In 1986, the Anti–Drug Abuse Act—drafted by then Sen. Joe Biden—set a hundred-to-one ratio between the amounts of powder and crack cocaine that triggered a mandatory five-year minimum sentence. A 2010 reform made it a still-disproportionate eighteen-to-one. The discrepancy has disproportionately affected the Black community: In fiscal 2021, almost four in five people convicted of trafficking crack cocaine were Black, compared to 25 percent for powder cocaine. Drug Policy Action, a nonpartisan advocacy group, recently called on Biden to commute sentences lengthened by the disparity.

In 2022, Biden’s Justice Department announced that it would no longer differentiate between powder and crack cocaine when seeking charges, a disparity it said had “no basis in science, furthers no law enforcement purposes, and drives unwarranted racial disparities in our criminal justice system.” Advocates praised the move but pointed out that it was temporary, and only applied to new cases. 

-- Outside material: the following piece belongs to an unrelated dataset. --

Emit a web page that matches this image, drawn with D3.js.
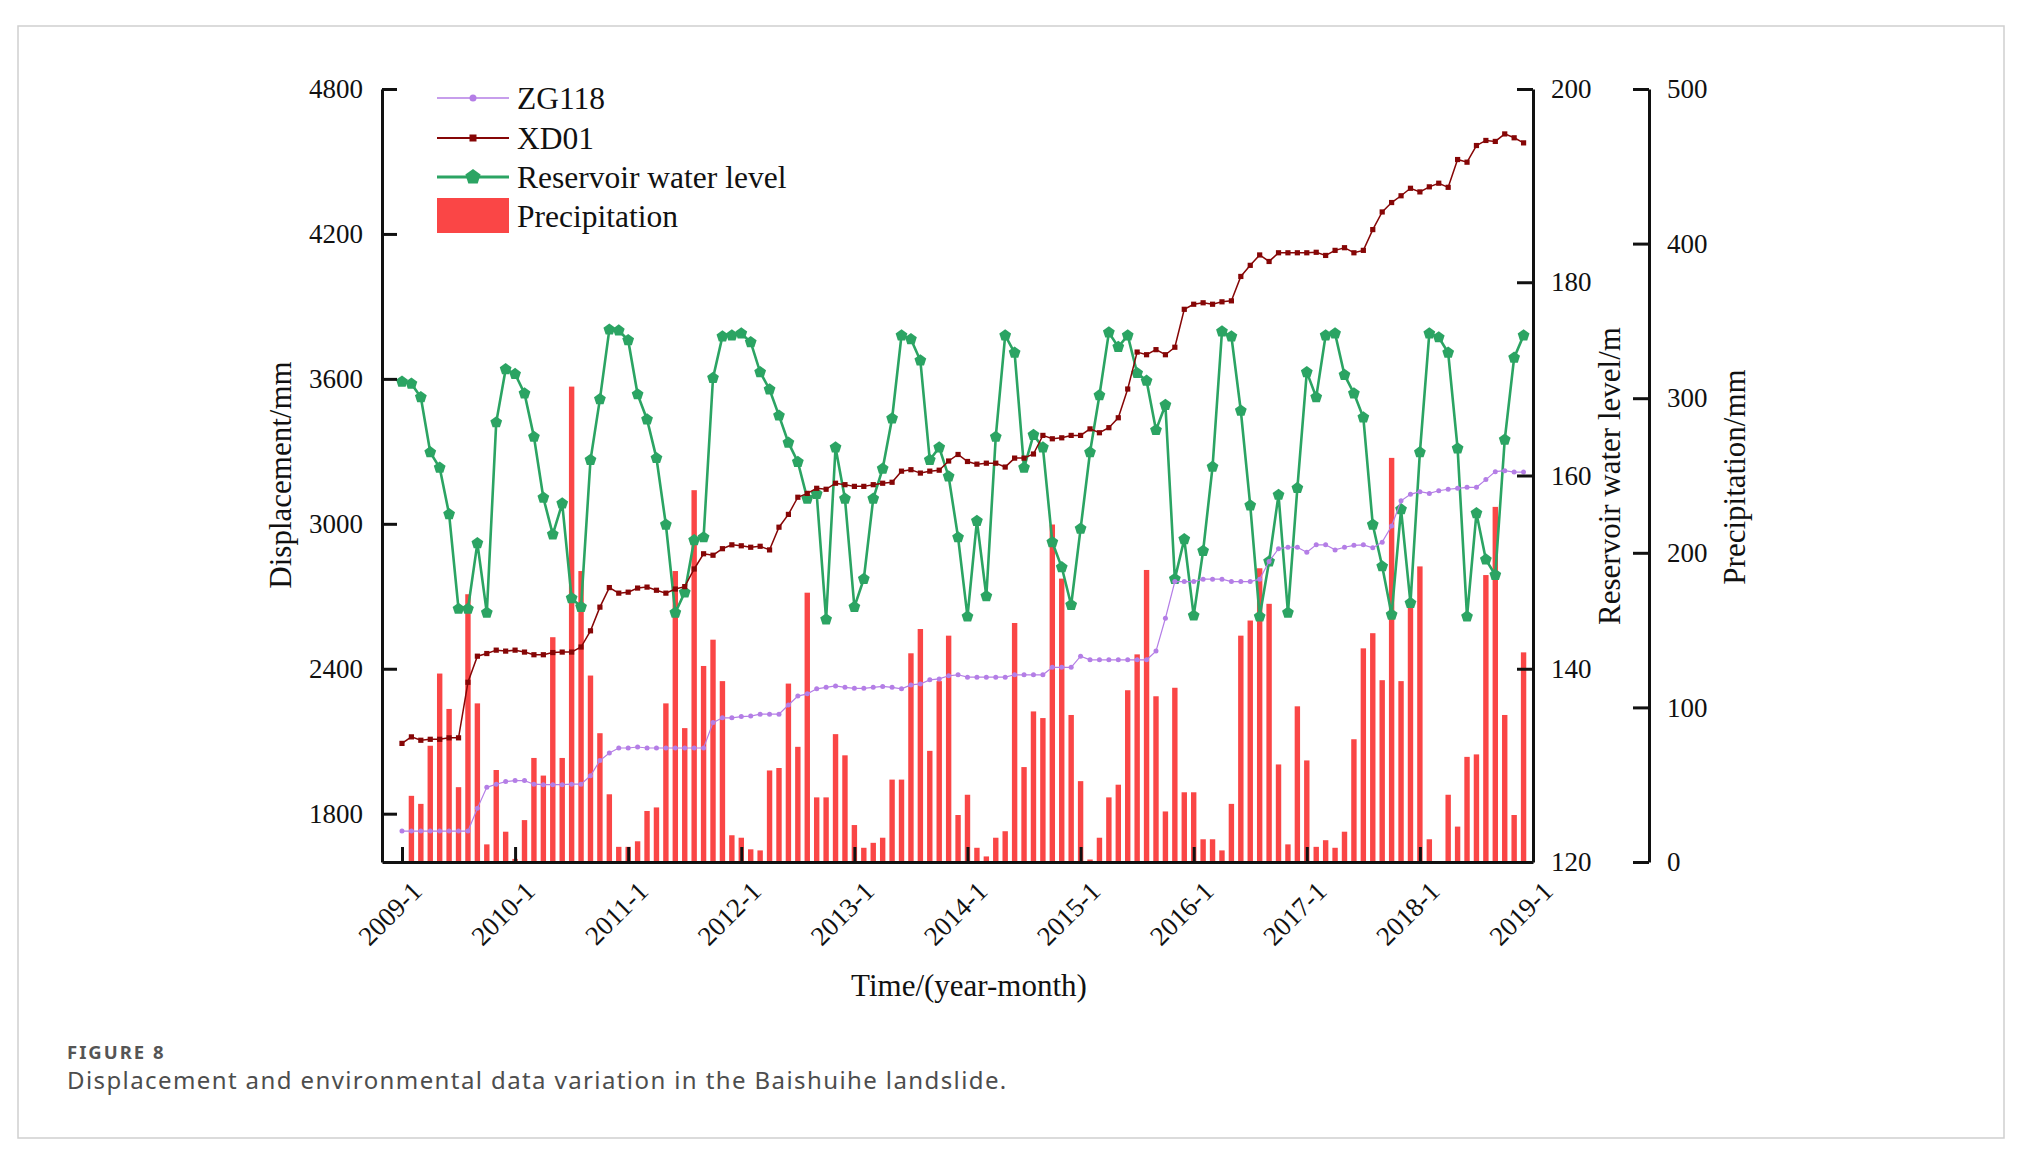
<!DOCTYPE html>
<html>
<head>
<meta charset="utf-8">
<script src="https://d3js.org/d3.v7.min.js"></script>
<style>
  body { margin: 0; background: #fff; }
  svg text { font-family: "Liberation Serif", "Times New Roman", serif; fill: #111; }
  svg .cap { font-family: "Noto Sans", "Open Sans", sans-serif; }
</style>
</head>
<body>
<svg width="2038" height="1166"></svg>
<script>
// month index 0 = 2009-1 ... 119 = 2018-12
var xTickValues = [0, 12, 24, 36, 48, 60, 72, 84, 96, 108, 120];
var xTickLabels = ["2009-1", "2010-1", "2011-1", "2012-1", "2013-1", "2014-1",
                   "2015-1", "2016-1", "2017-1", "2018-1", "2019-1"];
var dispTicks = [1800, 2400, 3000, 3600, 4200, 4800];
var levelTicks = [120, 140, 160, 180, 200];
var precTicks = [0, 100, 200, 300, 400, 500];
var legendNames = ["ZG118", "XD01", "Reservoir water level", "Precipitation"];

var zg118 = [1728,1728,1728,1728,1728,1728,1728,1728,1822,1909,1922,1933,1937,1937,1922,1920,1920,1920,1922,1922,
             1957,2020,2051,2072,2072,2076,2072,2072,2072,2072,2072,2072,2072,2177,2197,2197,2202,2204,2212,2212,
             2212,2250,2287,2296,2317,2323,2329,2323,2319,2319,2323,2327,2323,2317,2333,2337,2354,2358,2371,2375,
             2365,2365,2365,2365,2365,2375,2375,2375,2375,2406,2406,2406,2452,2437,2437,2437,2437,2437,2437,2437,
             2473,2609,2761,2761,2761,2771,2771,2771,2761,2761,2761,2771,2844,2897,2903,2903,2882,2913,2913,2892,
             2903,2911,2913,2901,2924,2991,3095,3122,3133,3126,3137,3143,3147,3151,3151,3183,3216,3220,3214,3214];

var xd01 = [2091,2118,2104,2108,2108,2114,2114,2344,2452,2463,2477,2473,2477,2469,2458,2458,2467,2469,2469,2490,
            2557,2655,2736,2713,2717,2734,2738,2725,2713,2730,2740,2813,2876,2870,2897,2913,2909,2903,2907,2892,
            2986,3039,3110,3126,3147,3143,3168,3162,3155,3155,3162,3168,3172,3218,3224,3210,3218,3222,3260,3287,
            3258,3247,3251,3251,3235,3272,3272,3289,3366,3352,3356,3366,3366,3393,3377,3398,3439,3558,3711,3700,
            3721,3700,3731,3888,3909,3915,3909,3919,3923,4024,4070,4113,4086,4122,4122,4122,4122,4124,4111,4132,
            4143,4122,4132,4218,4291,4330,4358,4389,4374,4395,4410,4393,4508,4497,4566,4587,4583,4614,4598,4577];

var waterLevel = [169.7,169.5,168.1,162.4,160.8,156.0,146.2,146.2,153.0,145.8,165.5,171.0,170.5,168.5,164.0,157.7,153.9,157.1,147.3,146.4,
                  161.6,167.9,175.1,175.0,174.0,168.4,165.8,161.8,154.9,145.8,147.9,153.3,153.6,170.1,174.4,174.5,174.7,173.8,170.7,168.9,
                  166.2,163.4,161.4,157.6,158.1,145.1,162.9,157.6,146.4,149.3,157.6,160.7,165.9,174.5,174.1,171.9,161.6,162.9,159.9,153.6,
                  145.4,155.3,147.5,164.0,174.5,172.7,160.8,164.2,162.9,153.1,150.5,146.6,154.5,162.4,168.3,174.8,173.3,174.5,170.6,169.8,
                  164.7,167.3,149.3,153.4,145.5,152.2,160.9,174.9,174.4,166.7,156.9,145.4,151.1,158.0,145.8,158.7,170.7,168.1,174.5,174.7,
                  170.4,168.5,166.0,154.9,150.6,145.6,156.5,146.8,162.4,174.7,174.3,172.7,162.8,145.4,156.1,151.3,149.7,163.7,172.2,174.5];

var precipitation = [0,42.8,37.6,75.2,121.9,99.0,48.4,173.2,102.6,11.4,59.5,19.6,2,27.1,67.3,55.9,145.4,67.3,307.5,188.2,
                     120.6,83.3,43.8,9.8,9.8,13.4,33.0,35.3,102.6,188.2,86.6,240.5,126.8,143.8,117.0,17.3,15.7,8.2,7.5,59.2,
                     60.8,115.4,74.5,174.2,41.8,41.8,82.7,69.0,23.9,9.2,12.4,15.7,53.3,53.3,135.0,150.7,71.9,117.0,146.4,30.4,
                     43.5,9.2,3.6,15.7,19.9,154.6,61.4,97.4,93.1,218.3,183.3,95.1,52.3,1.6,15.7,41.8,50.0,111.1,134.3,188.9,
                     107.2,32.7,112.7,45.1,45.1,14.7,14.7,7.5,37.6,146.4,156.2,190.0,167.0,63.1,11.4,100.7,65.7,9.8,14.1,9.2,
                     19.6,79.4,138.2,148.0,117.6,261.4,117.0,169.3,191.2,14.7,0,43.5,22.9,68.0,69.6,185.6,229.7,95.1,30.4,135.6];

var colZG = "#b47ee6", colXD = "#860606", colWL = "#2ba463", colPR = "#fa4646";

var svg = d3.select("svg");
var plotLeft = 382, plotRight = 1533, plotTop = 89, plotBottom = 862, farRight = 1649;

// figure frame
svg.append("rect").attr("x", 18).attr("y", 26).attr("width", 1986).attr("height", 1112)
   .attr("fill", "none").attr("stroke", "#cfcfcf").attr("stroke-width", 1.5);

var x = d3.scaleLinear().domain([-2.12, 120]).range([plotLeft, plotRight]);
var yDisp = d3.scaleLinear().domain([1600, 4800]).range([plotBottom, plotTop]);
var yLevel = d3.scaleLinear().domain([120, 200]).range([plotBottom, plotTop]);
var yPrec = d3.scaleLinear().domain([0, 500]).range([plotBottom, plotTop]);

// precipitation bars
svg.append("g").selectAll("rect").data(precipitation).enter().append("rect")
   .attr("x", function(d, i) { return x(i) - 2.7; })
   .attr("width", 5.4)
   .attr("y", function(d) { return yPrec(d); })
   .attr("height", function(d) { return plotBottom - yPrec(d); })
   .attr("fill", colPR);

function pentagon(cx, cy, r) {
  var pts = d3.range(5).map(function(k) {
    var a = -Math.PI / 2 + k * 2 * Math.PI / 5;
    return [cx + r * Math.cos(a), cy + r * Math.sin(a)];
  });
  return d3.line()(pts) + "Z";
}

// reservoir water level
svg.append("path").datum(waterLevel)
   .attr("d", d3.line().x(function(d, i) { return x(i); }).y(function(d) { return yLevel(d); }))
   .attr("fill", "none").attr("stroke", colWL).attr("stroke-width", 2.6);
svg.append("g").selectAll("path").data(waterLevel).enter().append("path")
   .attr("d", function(d, i) { return pentagon(x(i), yLevel(d), 6.2); })
   .attr("fill", colWL);

// XD01
svg.append("path").datum(xd01)
   .attr("d", d3.line().x(function(d, i) { return x(i); }).y(function(d) { return yDisp(d); }))
   .attr("fill", "none").attr("stroke", colXD).attr("stroke-width", 1.5);
svg.append("g").selectAll("rect").data(xd01).enter().append("rect")
   .attr("x", function(d, i) { return x(i) - 2.6; })
   .attr("y", function(d) { return yDisp(d) - 2.6; })
   .attr("width", 5.2).attr("height", 5.2)
   .attr("fill", colXD);

// ZG118
svg.append("path").datum(zg118)
   .attr("d", d3.line().x(function(d, i) { return x(i); }).y(function(d) { return yDisp(d); }))
   .attr("fill", "none").attr("stroke", colZG).attr("stroke-width", 1.2);
svg.append("g").selectAll("circle").data(zg118).enter().append("circle")
   .attr("cx", function(d, i) { return x(i); })
   .attr("cy", function(d) { return yDisp(d); })
   .attr("r", 2.5)
   .attr("fill", colZG);

// axes
function styleAxis(g) {
  g.attr("font-family", "Liberation Serif, Times New Roman, serif").attr("font-size", 27);
  g.selectAll("path, line").attr("stroke", "#111").attr("stroke-width", 3);
  g.selectAll("text").attr("fill", "#111");
}
var plain = d3.format("d");

svg.append("g").attr("transform", "translate(" + plotLeft + ",0)")
   .call(d3.axisLeft(yDisp).tickValues(dispTicks).tickFormat(plain)
         .tickSizeInner(-15).tickSizeOuter(0).tickPadding(19))
   .call(styleAxis);

svg.append("g").attr("transform", "translate(" + plotRight + ",0)")
   .call(d3.axisRight(yLevel).tickValues(levelTicks).tickFormat(plain)
         .tickSizeInner(-16).tickSizeOuter(0).tickPadding(18))
   .call(styleAxis);

svg.append("g").attr("transform", "translate(" + farRight + ",0)")
   .call(d3.axisRight(yPrec).tickValues(precTicks).tickFormat(plain)
         .tickSizeInner(-16).tickSizeOuter(0).tickPadding(18))
   .call(styleAxis);

var xAxis = svg.append("g").attr("transform", "translate(0," + plotBottom + ")")
   .call(d3.axisBottom(x).tickValues(xTickValues).tickSizeInner(-15).tickSizeOuter(0)
         .tickFormat(function(d, i) { return xTickLabels[i]; }))
   .call(styleAxis);
xAxis.selectAll("text")
   .attr("x", 0).attr("y", 0).attr("dy", 0)
   .attr("text-anchor", "end")
   .attr("transform", "translate(21,31) rotate(-45)");

// axis titles
svg.append("text").attr("transform", "translate(291,475) rotate(-90)")
   .attr("text-anchor", "middle").attr("font-size", 31).text("Displacement/mm");
svg.append("text").attr("transform", "translate(1620,476) rotate(-90)")
   .attr("text-anchor", "middle").attr("font-size", 31).text("Reservoir water level/m");
svg.append("text").attr("transform", "translate(1745,477) rotate(-90)")
   .attr("text-anchor", "middle").attr("font-size", 31).text("Precipitation/mm");
svg.append("text").attr("x", 969).attr("y", 996)
   .attr("text-anchor", "middle").attr("font-size", 31).text("Time/(year-month)");

// legend
var lg = svg.append("g");
var rowY = [98, 138, 177, 216];
lg.append("line").attr("x1", 437).attr("x2", 509).attr("y1", rowY[0]).attr("y2", rowY[0])
  .attr("stroke", colZG).attr("stroke-width", 1.5);
lg.append("circle").attr("cx", 473).attr("cy", rowY[0]).attr("r", 3.5).attr("fill", colZG);
lg.append("line").attr("x1", 437).attr("x2", 509).attr("y1", rowY[1]).attr("y2", rowY[1])
  .attr("stroke", colXD).attr("stroke-width", 1.8);
lg.append("rect").attr("x", 469.5).attr("y", rowY[1] - 3.5).attr("width", 7).attr("height", 7).attr("fill", colXD);
lg.append("line").attr("x1", 437).attr("x2", 509).attr("y1", rowY[2]).attr("y2", rowY[2])
  .attr("stroke", colWL).attr("stroke-width", 2.8);
lg.append("path").attr("d", pentagon(473, rowY[2], 8)).attr("fill", colWL);
lg.append("rect").attr("x", 437).attr("y", 198).attr("width", 72).attr("height", 35).attr("fill", colPR);
lg.selectAll("text.lg").data(legendNames).enter().append("text")
  .attr("x", 517).attr("y", function(d, i) { return rowY[i] + 11; })
  .attr("font-size", 31.5).text(function(d) { return d; });

// caption
svg.append("text").attr("class", "cap").attr("x", 67).attr("y", 1059)
   .attr("font-size", 18.5).attr("font-weight", "bold").attr("letter-spacing", 2)
   .style("fill", "#555").text("FIGURE 8");
svg.append("text").attr("class", "cap").attr("x", 67).attr("y", 1089)
   .attr("font-size", 24).attr("letter-spacing", 1.4)
   .style("fill", "#4d4d4d").text("Displacement and environmental data variation in the Baishuihe landslide.");
</script>
</body>
</html>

The Last Prisoner Project, a nonprofit working for the release of all marijuana prisoners nationwide, joined members of Congress in November on the Capitol steps to call on Biden to “rectify unjust and unnecessary criminal laws passed by Congress and draconian sentences given by judges,” as it wrote in an accompanying letter advocating pardons for federal marijuana convictions.

As pointed out by Sarah Gersten, the group’s executive director, to Marijuana Moment, Biden’s justification for pardoning his son was that the justice system had reached an unjust outcome—which, she says, “is certainly the case for the nearly 3,000 cannabis prisoners who remain incarcerated federally for activity that has been widely legalized.”